:: The request ::
Beginning with the opening line of the entries, return every line through the one containing "Sans Narrow', 'DejaVu", both included, and nothing else. Omit pictures.

==========

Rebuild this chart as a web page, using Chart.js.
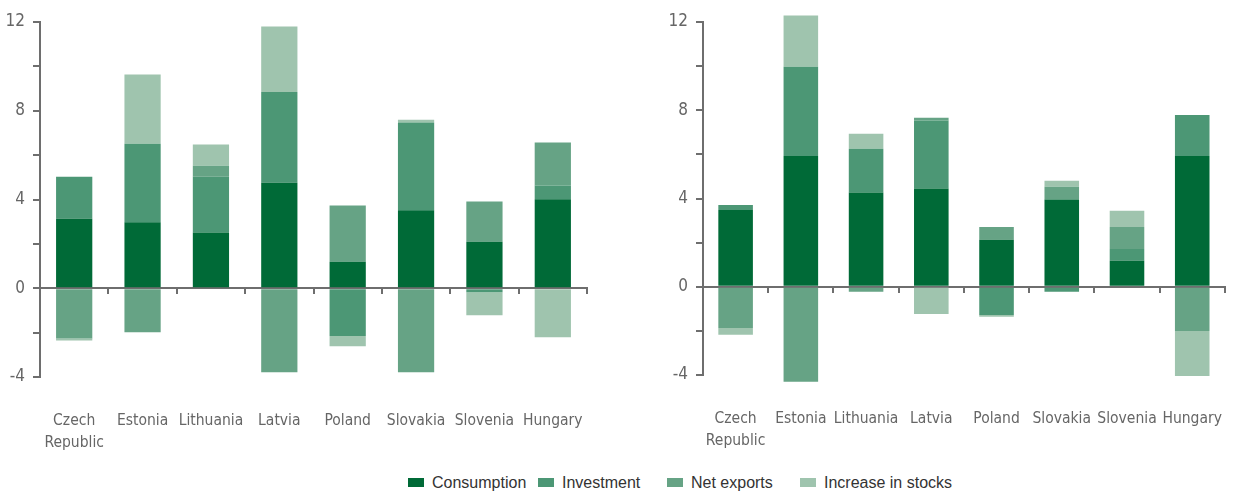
<!DOCTYPE html>
<html>
<head>
<meta charset="utf-8">
<script src="https://cdn.jsdelivr.net/npm/chart.js@4"></script>
<style>
  body { margin: 0; width: 1247px; height: 491px; background: #fff; position: relative; overflow: hidden; }
  canvas { position: absolute; top: 0; }
  #leftChart { left: 0; }
  #rightChart { left: 620px; }
  .leg { position: absolute; top: 474px; font: 16px "Liberation Sans", Arial, sans-serif; color: #333; line-height: 18px; white-space: nowrap; }
  .leg span { display: inline-block; width: 16px; height: 9px; margin-right: 8px; vertical-align: 1px; }
</style>
</head>
<body>
<canvas id="leftChart" width="620" height="460"></canvas>
<canvas id="rightChart" width="627" height="460"></canvas>
<div id="legend"></div>
<script>
const categories = [['Czech', 'Republic'], 'Estonia', 'Lithuania', 'Latvia', 'Poland', 'Slovakia', 'Slovenia', 'Hungary'];
const seriesNames = ['Consumption', 'Investment', 'Net exports', 'Increase in stocks'];
const seriesColors = ['#006a37', '#4c9775', '#66a385', '#9fc4ae'];

// left panel
const consumptionLeft = [3.13, 2.98, 2.51, 4.75, 1.2, 3.52, 2.1, 4.01];
const investmentLeft = [1.9, 3.53, 2.51, 4.09, -2.15, 3.95, -0.18, 0.62];
const netExportsLeft = [-2.27, -1.98, 0.5, -3.79, 2.53, -3.79, 1.81, 1.94];
const stocksLeft = [-0.08, 3.12, 0.96, 2.96, -0.46, 0.13, -1.04, -2.21];

// right panel
const consumptionRight = [3.48, 5.93, 4.27, 4.45, 2.13, 3.95, 1.18, 5.93];
const investmentRight = [0.23, 4.04, 1.99, 3.09, -1.28, -0.23, 0.53, 1.86];
const netExportsRight = [-1.87, -4.31, -0.23, 0.12, 0.58, 0.58, 1.0, -2.01];
const stocksRight = [-0.31, 2.32, 0.67, -1.23, -0.08, 0.27, 0.73, -2.04];

const yMin = -4, yMax = 12, yStep = 2, yLabelEvery = 4;

const axisGrey = '#6e6e6e';
const tickFont = { family: "'Liberation Sans Narrow', 'DejaVu Sans Condensed', sans-serif", size: 15.5, lineHeight: 1.4 };

function makeChart(id, series, yWidth, padRight, xHeight) {
  const datasets = series.map((vals, i) => ({
    label: seriesNames[i],
    data: vals,
    backgroundColor: seriesColors[i],
    borderWidth: 0,
    clip: false,
    xAxisID: 'x'
  }));
  new Chart(document.getElementById(id), {
    type: 'bar',
    data: { labels: categories, datasets: datasets },
    options: {
      responsive: false,
      animation: false,
      categoryPercentage: 0.53,
      barPercentage: 1,
      layout: { padding: { top: 22, right: padRight, left: 0, bottom: 0 } },
      plugins: { legend: { display: false }, tooltip: { enabled: false } },
      scales: {
        x: {
          stacked: true,
          grid: { display: false },
          border: { display: false },
          ticks: { color: '#666', font: tickFont, padding: 25, maxRotation: 0, autoSkip: false },
          afterFit: s => { s.height = xHeight; }
        },
        x2: {
          type: 'category',
          labels: categories,
          position: { y: 0 },
          offset: true,
          grid: { offset: true, drawOnChartArea: false, drawTicks: true, tickLength: 5, color: axisGrey, lineWidth: 2 },
          border: { color: axisGrey, width: 2 },
          ticks: { display: false }
        },
        y: {
          stacked: true,
          min: yMin,
          max: yMax,
          grid: { drawOnChartArea: false, tickLength: 7, color: axisGrey, lineWidth: 2 },
          border: { color: axisGrey, width: 2 },
          ticks: {
            stepSize: yStep,
            color: '#666',
            font: Object.assign({}, tickFont, { size: 17 }),
            padding: 8,
            callback: v => (v % yLabelEvery === 0 ? String(v) : '')
          },
          afterFit: s => { s.width = yWidth; }
        }
      }
    }
  });
}

makeChart('leftChart', [consumptionLeft, investmentLeft, netExportsLeft, stocksLeft], 40, 33, 83);
makeChart('rightChart', [consumptionRight, investmentRight, netExportsRight, stocksRight], 83, 0, 85);

// legend
const legendX = [408, 538, 667, 800];
const legend = document.getElementById('legend');
seriesNames.forEach((name, i) => {
  const d = document.createElement('div');
  d.className = 'leg';
  d.style.left = legendX[i] + 'px';
  d.innerHTML = '<span style="background:' + seriesColors[i] + '"></span>' + name;
  legend.appendChild(d);
});
</script>
</body>
</html>
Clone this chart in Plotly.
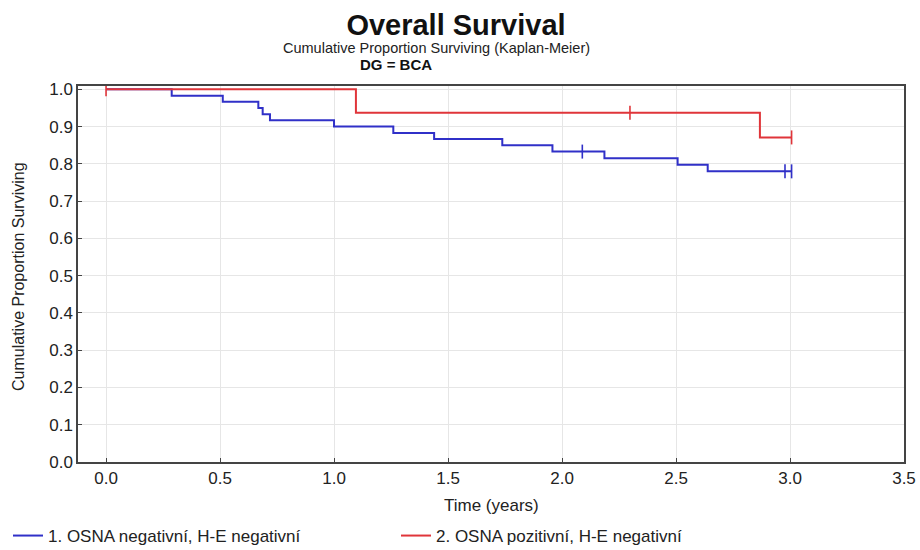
import plotly.graph_objects as go

# Group 1: OSNA negativní, H-E negativní
g1_times = [0.0, 0.288, 0.512, 0.668, 0.687, 0.719, 1.0, 1.26, 1.439, 1.738, 1.958, 2.186, 2.507, 2.639, 3.007]
g1_surv = [1.0, 0.983, 0.967, 0.950, 0.933, 0.917, 0.900, 0.883, 0.867, 0.850, 0.833, 0.815, 0.798, 0.780, 0.780]
g1_cens_t = [2.089, 2.978, 3.007]
g1_cens_s = [0.833, 0.780, 0.780]

# Group 2: OSNA pozitivní, H-E negativní
g2_times = [0.0, 1.096, 2.868, 3.007]
g2_surv = [1.0, 0.9375, 0.871, 0.871]
g2_cens_t = [0.0, 2.298, 3.007]
g2_cens_s = [1.0, 0.9375, 0.871]

names = ["1. OSNA negativní, H-E negativní", "2. OSNA pozitivní, H-E negativní"]
x_ticks = [0.0, 0.5, 1.0, 1.5, 2.0, 2.5, 3.0, 3.5]
y_ticks = [0.0, 0.1, 0.2, 0.3, 0.4, 0.5, 0.6, 0.7, 0.8, 0.9, 1.0]

BLUE = "#3030c8"
RED = "#e0353a"
FONT = "Liberation Sans, Arial, sans-serif"

# plot area in pixels (reference)
L, R, T, B = 78, 904, 86, 462
W, H = 920, 550
PW, PH = R - L, B - T

def px_x(px):
    return (px - L) / PW

def px_y(py):
    return (B - py) / PH

fig = go.Figure()
for t, s, ct, cs, col, nm in [
    (g1_times, g1_surv, g1_cens_t, g1_cens_s, BLUE, names[0]),
    (g2_times, g2_surv, g2_cens_t, g2_cens_s, RED, names[1]),
]:
    fig.add_trace(go.Scatter(x=t, y=s, mode="lines", line=dict(color=col, width=2, shape="hv"),
                             name=nm))
    fig.add_trace(go.Scatter(x=ct, y=cs, mode="markers", showlegend=False,
                             marker=dict(symbol="line-ns", size=10, line=dict(color=col, width=1.6))))

fig.update_layout(
    width=W, height=H,
    margin=dict(l=L, r=W - R, t=T, b=H - B, autoexpand=False),
    paper_bgcolor="white", plot_bgcolor="white",
    font=dict(family=FONT, color="#222"),
    title=dict(text="<b>Overall Survival</b>", x=456 / W, xanchor="center",
               y=1 - 25 / H, yanchor="middle",
               font=dict(size=29, color="#111", family=FONT)),
    annotations=[
        dict(text="Cumulative Proportion Surviving (Kaplan-Meier)", xref="paper", yref="paper",
             x=px_x(436), y=px_y(48), xanchor="center", yanchor="middle", showarrow=False,
             font=dict(size=14.5, color="#222", family=FONT)),
        dict(text="<b>DG = BCA</b>", xref="paper", yref="paper",
             x=px_x(396), y=px_y(65), xanchor="center", yanchor="middle", showarrow=False,
             font=dict(size=15, color="#111", family=FONT)),
        dict(text="Time (years)", xref="paper", yref="paper",
             x=px_x(491), y=px_y(505), xanchor="center", yanchor="middle", showarrow=False,
             font=dict(size=17, color="#222", family=FONT)),
        dict(text="Cumulative Proportion Surviving", xref="paper", yref="paper", textangle=-90,
             x=px_x(18), y=px_y(277), xanchor="center", yanchor="middle", showarrow=False,
             font=dict(size=16, color="#222", family=FONT)),
    ],
    showlegend=True,
    legend=dict(orientation="h", xref="container", yref="container",
                x=8 / W, xanchor="left", y=1 - 536 / H, yanchor="middle",
                font=dict(size=17, color="#222", family=FONT), entrywidth=343, entrywidthmode="pixels",
                itemwidth=30, bgcolor="rgba(0,0,0,0)"),
)
fig.update_xaxes(range=[-0.123, 3.5], tickvals=x_ticks, ticktext=[f"{v:.1f}" for v in x_ticks],
                 showgrid=True, gridcolor="#e6e6e6", gridwidth=1, zeroline=False,
                 showline=True, linecolor="#444", linewidth=1.5, mirror=True,
                 ticks="inside", ticklen=4, tickcolor="#444", automargin=False,
                 tickfont=dict(size=17, color="#222"))
fig.update_yaxes(range=[0, 1.009], tickvals=y_ticks, ticktext=[f"{v:.1f}" for v in y_ticks],
                 showgrid=True, gridcolor="#e6e6e6", gridwidth=1, zeroline=False,
                 showline=True, linecolor="#444", linewidth=1.5, mirror=True,
                 ticks="inside", ticklen=4, tickcolor="#444", automargin=False,
                 tickfont=dict(size=17, color="#222"))

fig.write_html("out.html", config={"displayModeBar": False},
               post_script="document.body.style.margin='0px';document.body.style.overflow='hidden';")
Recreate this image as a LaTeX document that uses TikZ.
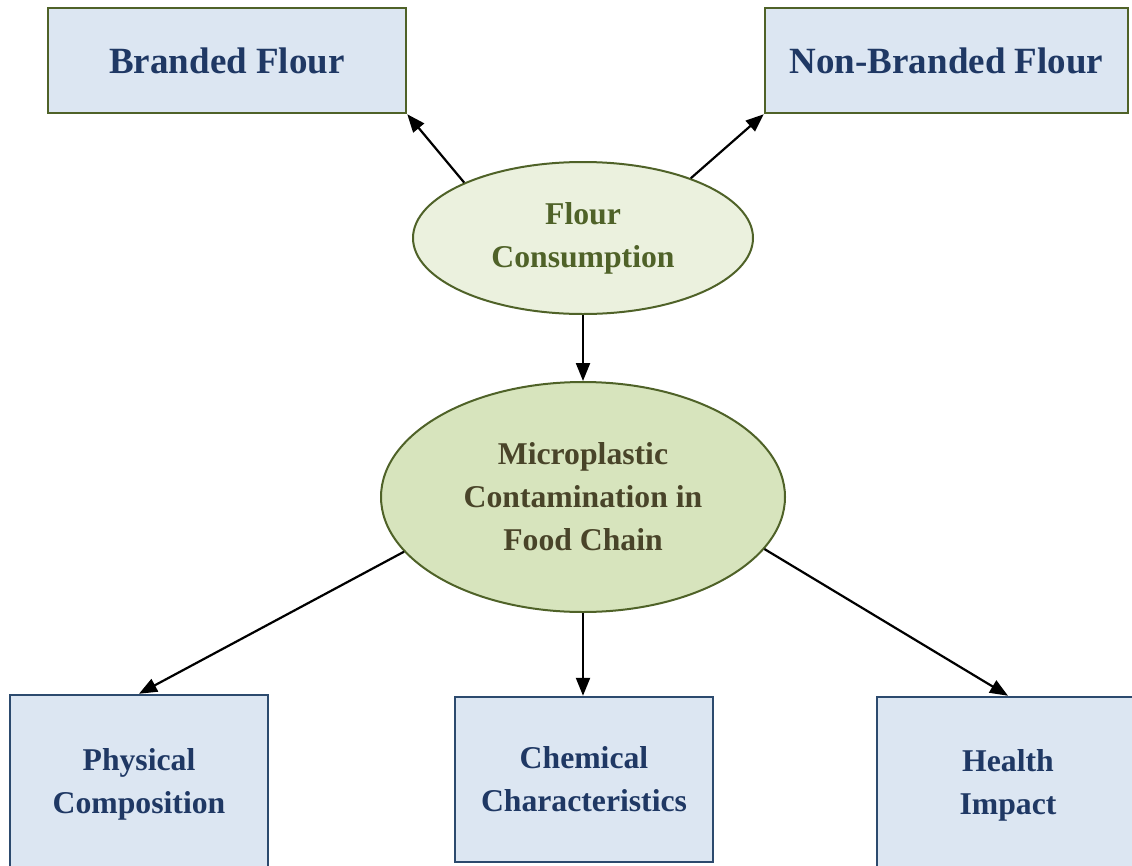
\documentclass[tikz,border=0pt]{standalone}
\usepackage{fontspec}
\setmainfont{Liberation Serif}
\usetikzlibrary{shapes.geometric,arrows.meta}
\definecolor{boxfill}{HTML}{DCE6F2}
\definecolor{boxtext}{HTML}{1F3864}
\definecolor{boxline}{HTML}{2C4A6E}
\definecolor{flourline}{HTML}{4F6228}
\definecolor{flourfill}{HTML}{EBF1DE}
\definecolor{chainfill}{HTML}{D7E4BD}
\definecolor{chaintext}{HTML}{494429}

\begin{document}
\begin{tikzpicture}[x=1pt,y=-1pt,
  topbox/.style={draw=flourline,line width=2.5pt,fill=boxfill,text=boxtext,
    font=\fontsize{37}{44}\selectfont\bfseries,minimum height=105pt,inner sep=0pt},
  lowbox/.style={draw=boxline,line width=2.5pt,fill=boxfill,text=boxtext,
    font=\fontsize{31.7}{43}\selectfont\bfseries,minimum width=258pt,
    minimum height=170pt,align=center,inner sep=0pt},
  oval/.style={ellipse,draw=flourline,line width=2pt,align=center,inner sep=0pt,
    font=\fontsize{31.7}{43}\selectfont\bfseries},
  arr/.style={line width=2.2pt,-{Triangle[length=18pt,width=14pt]}}]
          \clip (0,0) rectangle (1132,865);
          % top boxes
          \node[topbox,minimum width=358pt] (bf) at (227,60.5) {Branded Flour};
          \node[topbox,minimum width=363pt] (nbf) at (946.5,60.5) {Non-Branded Flour};
          % ellipses
          \node[oval,fill=flourfill,text=flourline,minimum width=340pt,minimum height=152pt] (fc) at (583,238) {Flour\\Consumption};
          \node[oval,fill=chainfill,text=chaintext,minimum width=404pt,minimum height=230pt] (mc) at (583,497) {Microplastic\\Contamination in\\Food Chain};
          % bottom boxes
          \node[lowbox,minimum height=178pt] (pc) at (139,784) {Physical\\Composition};
          \node[lowbox,minimum height=165pt] (cc) at (584,779.5) {Chemical\\Characteristics};
          \node[lowbox,minimum width=262pt,minimum height=176pt] (hi) at (1008,785) {Health\\Impact};
          % arrows
          \draw[arr] (fc.155) -- (bf.south east);
          \draw[arr] (fc.29) -- (nbf.south west);
          \draw[arr] (fc.south) -- (mc.north);
          \draw[arr] (mc.197) -- (pc.north);
          \draw[arr] (mc.south) -- (mc.south |- cc.north);
          \draw[arr] (mc.344) -- (hi.north);
\end{tikzpicture}
\end{document}
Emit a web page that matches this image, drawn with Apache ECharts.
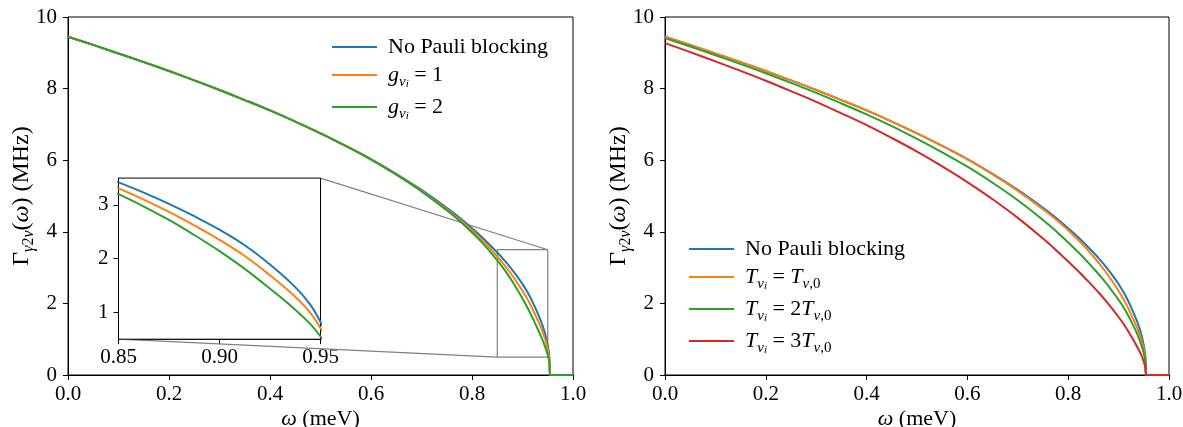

==========

:: Written answer ::
Rebuild this chart as a web page, using Chart.js.
<!DOCTYPE html>
<html>
<head>
<meta charset="utf-8">
<script src="https://cdn.jsdelivr.net/npm/chart.js@4"></script>
<style>
  body { margin: 0; width: 1247px; height: 491px; background: #fff; position: relative; overflow: hidden; }
  canvas { position: absolute; top: 0; }
  #leftChart { left: 0; }
  #rightChart { left: 620px; }
  .leg { position: absolute; top: 474px; font: 16px "Liberation Sans", Arial, sans-serif; color: #333; line-height: 18px; white-space: nowrap; }
  .leg span { display: inline-block; width: 16px; height: 9px; margin-right: 8px; vertical-align: 1px; }
</style>
</head>
<body>
<canvas id="leftChart" width="620" height="460"></canvas>
<canvas id="rightChart" width="627" height="460"></canvas>
<div id="legend"></div>
<script>
const categories = [['Czech', 'Republic'], 'Estonia', 'Lithuania', 'Latvia', 'Poland', 'Slovakia', 'Slovenia', 'Hungary'];
const seriesNames = ['Consumption', 'Investment', 'Net exports', 'Increase in stocks'];
const seriesColors = ['#006a37', '#4c9775', '#66a385', '#9fc4ae'];

// left panel
const consumptionLeft = [3.13, 2.98, 2.51, 4.75, 1.2, 3.52, 2.1, 4.01];
const investmentLeft = [1.9, 3.53, 2.51, 4.09, -2.15, 3.95, -0.18, 0.62];
const netExportsLeft = [-2.27, -1.98, 0.5, -3.79, 2.53, -3.79, 1.81, 1.94];
const stocksLeft = [-0.08, 3.12, 0.96, 2.96, -0.46, 0.13, -1.04, -2.21];

// right panel
const consumptionRight = [3.48, 5.93, 4.27, 4.45, 2.13, 3.95, 1.18, 5.93];
const investmentRight = [0.23, 4.04, 1.99, 3.09, -1.28, -0.23, 0.53, 1.86];
const netExportsRight = [-1.87, -4.31, -0.23, 0.12, 0.58, 0.58, 1.0, -2.01];
const stocksRight = [-0.31, 2.32, 0.67, -1.23, -0.08, 0.27, 0.73, -2.04];

const yMin = -4, yMax = 12, yStep = 2, yLabelEvery = 4;

const axisGrey = '#6e6e6e';
const tickFont = { family: "'Liberation Sans Narrow', 'DejaVu Sans Condensed', sans-serif", size: 15.5, lineHeight: 1.4 };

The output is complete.